'''

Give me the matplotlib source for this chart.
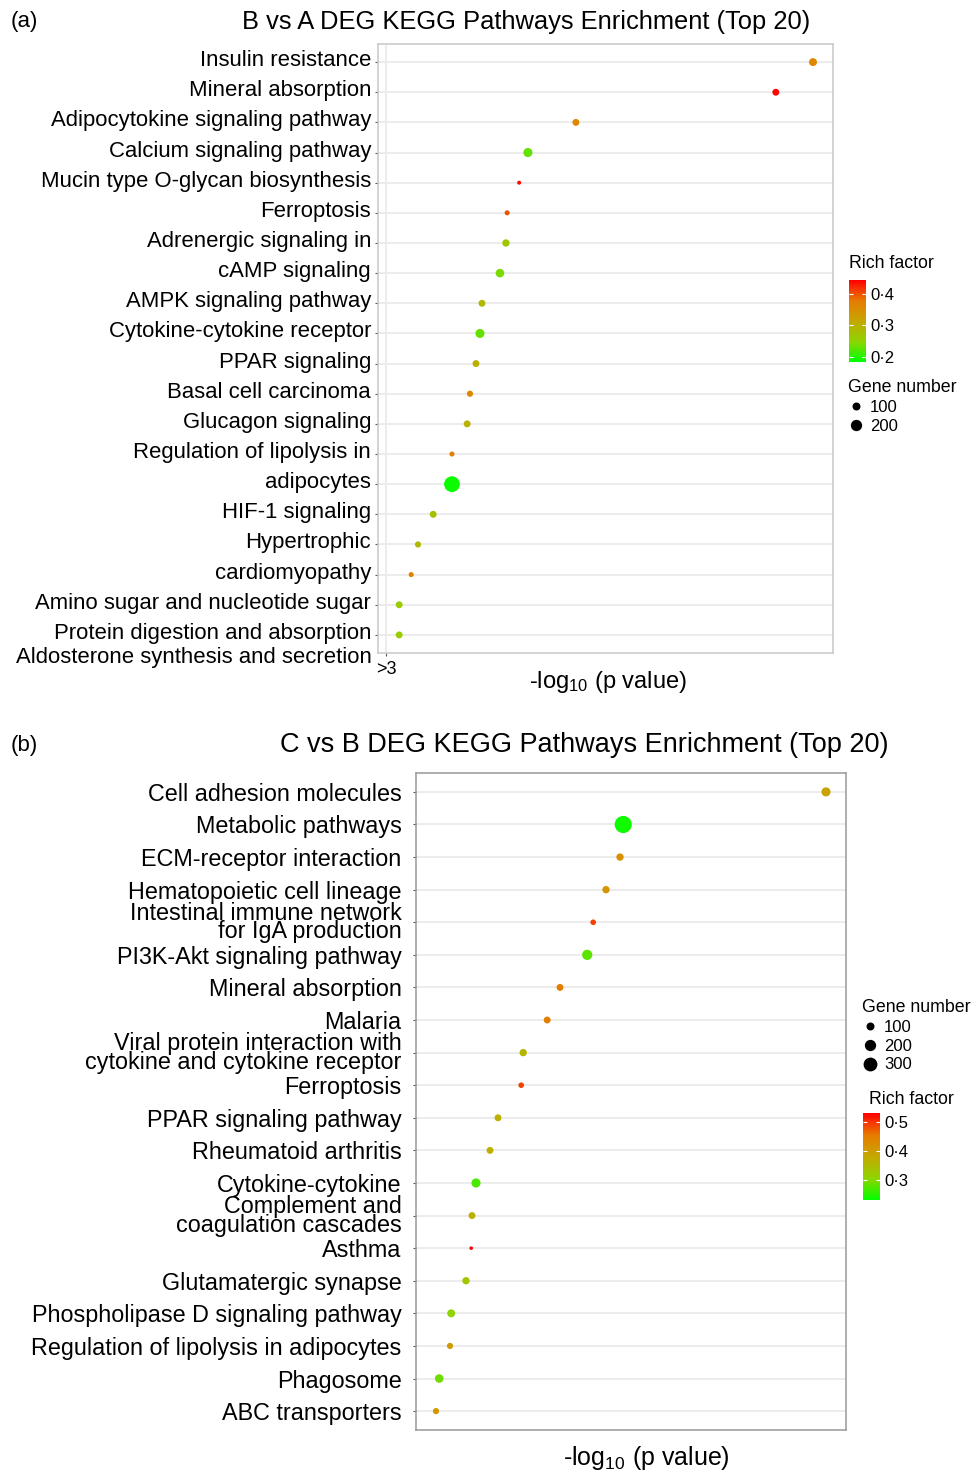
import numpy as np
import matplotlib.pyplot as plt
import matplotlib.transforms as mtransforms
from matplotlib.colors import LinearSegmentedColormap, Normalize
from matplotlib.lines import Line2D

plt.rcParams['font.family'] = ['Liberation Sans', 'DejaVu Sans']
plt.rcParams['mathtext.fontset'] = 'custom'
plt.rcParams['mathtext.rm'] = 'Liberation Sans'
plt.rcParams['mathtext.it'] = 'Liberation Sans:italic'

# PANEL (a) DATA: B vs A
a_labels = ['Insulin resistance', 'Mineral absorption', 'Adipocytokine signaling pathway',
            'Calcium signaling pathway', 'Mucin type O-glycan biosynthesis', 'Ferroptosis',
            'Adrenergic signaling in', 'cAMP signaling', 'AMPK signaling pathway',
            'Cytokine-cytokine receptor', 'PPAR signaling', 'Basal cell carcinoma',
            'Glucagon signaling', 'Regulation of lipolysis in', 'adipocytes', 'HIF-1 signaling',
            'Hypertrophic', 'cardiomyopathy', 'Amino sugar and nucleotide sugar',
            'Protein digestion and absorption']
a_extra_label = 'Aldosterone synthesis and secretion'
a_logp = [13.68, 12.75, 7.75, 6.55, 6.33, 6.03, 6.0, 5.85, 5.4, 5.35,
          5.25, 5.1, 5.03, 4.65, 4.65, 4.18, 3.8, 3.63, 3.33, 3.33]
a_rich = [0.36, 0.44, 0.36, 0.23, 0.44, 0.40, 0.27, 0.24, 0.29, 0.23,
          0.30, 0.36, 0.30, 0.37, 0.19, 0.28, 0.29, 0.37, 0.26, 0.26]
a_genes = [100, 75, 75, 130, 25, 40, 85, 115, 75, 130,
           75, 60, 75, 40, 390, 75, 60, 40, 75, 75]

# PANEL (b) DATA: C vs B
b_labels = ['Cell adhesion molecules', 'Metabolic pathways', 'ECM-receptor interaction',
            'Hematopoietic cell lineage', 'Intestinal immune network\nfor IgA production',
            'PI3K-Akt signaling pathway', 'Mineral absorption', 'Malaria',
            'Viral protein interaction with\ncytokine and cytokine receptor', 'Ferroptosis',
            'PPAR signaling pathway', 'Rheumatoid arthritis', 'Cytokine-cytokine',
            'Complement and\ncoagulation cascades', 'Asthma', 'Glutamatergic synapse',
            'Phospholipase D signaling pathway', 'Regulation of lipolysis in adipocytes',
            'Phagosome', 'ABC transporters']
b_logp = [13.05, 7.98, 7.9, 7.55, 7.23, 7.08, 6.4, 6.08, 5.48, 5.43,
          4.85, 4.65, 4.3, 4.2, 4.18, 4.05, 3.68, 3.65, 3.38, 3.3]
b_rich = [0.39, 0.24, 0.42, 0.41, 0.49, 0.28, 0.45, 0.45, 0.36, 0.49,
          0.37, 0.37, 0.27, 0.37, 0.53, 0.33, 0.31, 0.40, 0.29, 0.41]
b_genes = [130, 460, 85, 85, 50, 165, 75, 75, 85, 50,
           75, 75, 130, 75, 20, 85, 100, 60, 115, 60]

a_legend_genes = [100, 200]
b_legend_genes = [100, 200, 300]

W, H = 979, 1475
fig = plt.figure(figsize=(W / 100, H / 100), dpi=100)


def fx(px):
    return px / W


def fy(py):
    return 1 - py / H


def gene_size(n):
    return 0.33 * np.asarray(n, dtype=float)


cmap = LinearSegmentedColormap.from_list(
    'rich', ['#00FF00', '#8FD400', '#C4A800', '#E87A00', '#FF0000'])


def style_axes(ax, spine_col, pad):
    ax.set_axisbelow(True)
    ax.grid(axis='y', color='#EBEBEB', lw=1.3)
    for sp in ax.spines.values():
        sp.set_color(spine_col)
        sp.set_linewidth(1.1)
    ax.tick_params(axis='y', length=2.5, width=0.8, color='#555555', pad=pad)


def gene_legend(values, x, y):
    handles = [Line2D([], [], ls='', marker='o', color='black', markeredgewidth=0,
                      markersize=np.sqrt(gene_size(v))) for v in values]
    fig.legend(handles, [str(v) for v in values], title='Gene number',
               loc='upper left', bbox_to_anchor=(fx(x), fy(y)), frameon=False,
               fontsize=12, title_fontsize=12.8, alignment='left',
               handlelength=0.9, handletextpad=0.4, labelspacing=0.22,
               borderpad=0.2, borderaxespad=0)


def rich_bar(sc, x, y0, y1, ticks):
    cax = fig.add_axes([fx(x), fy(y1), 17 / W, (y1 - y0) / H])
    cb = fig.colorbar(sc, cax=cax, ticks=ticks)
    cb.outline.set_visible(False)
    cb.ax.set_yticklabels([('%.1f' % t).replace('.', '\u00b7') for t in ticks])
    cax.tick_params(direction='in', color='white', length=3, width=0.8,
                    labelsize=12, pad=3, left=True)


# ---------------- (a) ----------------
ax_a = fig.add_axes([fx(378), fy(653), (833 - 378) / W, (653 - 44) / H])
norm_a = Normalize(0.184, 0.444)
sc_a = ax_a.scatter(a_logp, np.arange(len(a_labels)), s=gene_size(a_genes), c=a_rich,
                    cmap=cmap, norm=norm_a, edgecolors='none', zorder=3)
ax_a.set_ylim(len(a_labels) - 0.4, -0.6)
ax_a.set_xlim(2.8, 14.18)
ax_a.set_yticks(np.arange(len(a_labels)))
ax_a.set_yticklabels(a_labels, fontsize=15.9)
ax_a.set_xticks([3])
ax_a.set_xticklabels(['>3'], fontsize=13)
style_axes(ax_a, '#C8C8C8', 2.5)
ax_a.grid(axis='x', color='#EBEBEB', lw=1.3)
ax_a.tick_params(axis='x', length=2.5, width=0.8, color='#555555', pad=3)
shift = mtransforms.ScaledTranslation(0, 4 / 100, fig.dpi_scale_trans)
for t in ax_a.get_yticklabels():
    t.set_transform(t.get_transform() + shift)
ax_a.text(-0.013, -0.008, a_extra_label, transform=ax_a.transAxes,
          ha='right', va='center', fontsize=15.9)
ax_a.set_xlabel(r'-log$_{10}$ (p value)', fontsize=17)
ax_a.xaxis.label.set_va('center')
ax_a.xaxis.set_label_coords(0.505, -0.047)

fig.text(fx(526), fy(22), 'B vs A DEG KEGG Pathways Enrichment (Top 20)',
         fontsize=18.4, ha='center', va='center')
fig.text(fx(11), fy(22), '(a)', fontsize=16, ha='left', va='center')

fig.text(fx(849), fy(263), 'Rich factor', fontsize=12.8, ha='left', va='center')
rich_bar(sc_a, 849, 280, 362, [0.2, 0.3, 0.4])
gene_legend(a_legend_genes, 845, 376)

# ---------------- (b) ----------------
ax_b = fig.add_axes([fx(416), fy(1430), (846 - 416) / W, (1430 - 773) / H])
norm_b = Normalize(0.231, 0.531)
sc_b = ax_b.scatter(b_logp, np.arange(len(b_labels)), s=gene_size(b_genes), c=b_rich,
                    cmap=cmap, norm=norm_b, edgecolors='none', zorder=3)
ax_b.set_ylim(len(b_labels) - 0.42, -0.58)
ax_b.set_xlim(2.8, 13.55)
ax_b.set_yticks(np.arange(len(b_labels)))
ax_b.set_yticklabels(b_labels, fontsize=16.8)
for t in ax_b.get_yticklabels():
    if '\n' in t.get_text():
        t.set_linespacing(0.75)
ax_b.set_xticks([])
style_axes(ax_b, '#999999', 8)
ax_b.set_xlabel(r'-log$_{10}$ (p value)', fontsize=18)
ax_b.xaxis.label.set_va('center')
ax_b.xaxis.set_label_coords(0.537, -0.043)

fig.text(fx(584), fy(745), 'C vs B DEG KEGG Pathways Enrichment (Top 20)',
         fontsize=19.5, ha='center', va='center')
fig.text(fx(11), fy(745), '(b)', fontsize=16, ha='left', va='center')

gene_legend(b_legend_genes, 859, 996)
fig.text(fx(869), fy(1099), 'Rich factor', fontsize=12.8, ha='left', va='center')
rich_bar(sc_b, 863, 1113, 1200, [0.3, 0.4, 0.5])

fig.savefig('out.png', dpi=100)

'''

● **Stated exercise**
Repeat exactly and only the lines from the start of the data above through the line that holds "plt.rcParams['mathtext.it'] = 'Liberation", inclusive. Pictures do not belong in the copy.

● **Result of the task**
Give me the matplotlib source for this chart.
import numpy as np
import matplotlib.pyplot as plt
import matplotlib.transforms as mtransforms
from matplotlib.colors import LinearSegmentedColormap, Normalize
from matplotlib.lines import Line2D

plt.rcParams['font.family'] = ['Liberation Sans', 'DejaVu Sans']
plt.rcParams['mathtext.fontset'] = 'custom'
plt.rcParams['mathtext.rm'] = 'Liberation Sans'
plt.rcParams['mathtext.it'] = 'Liberation Sans:italic'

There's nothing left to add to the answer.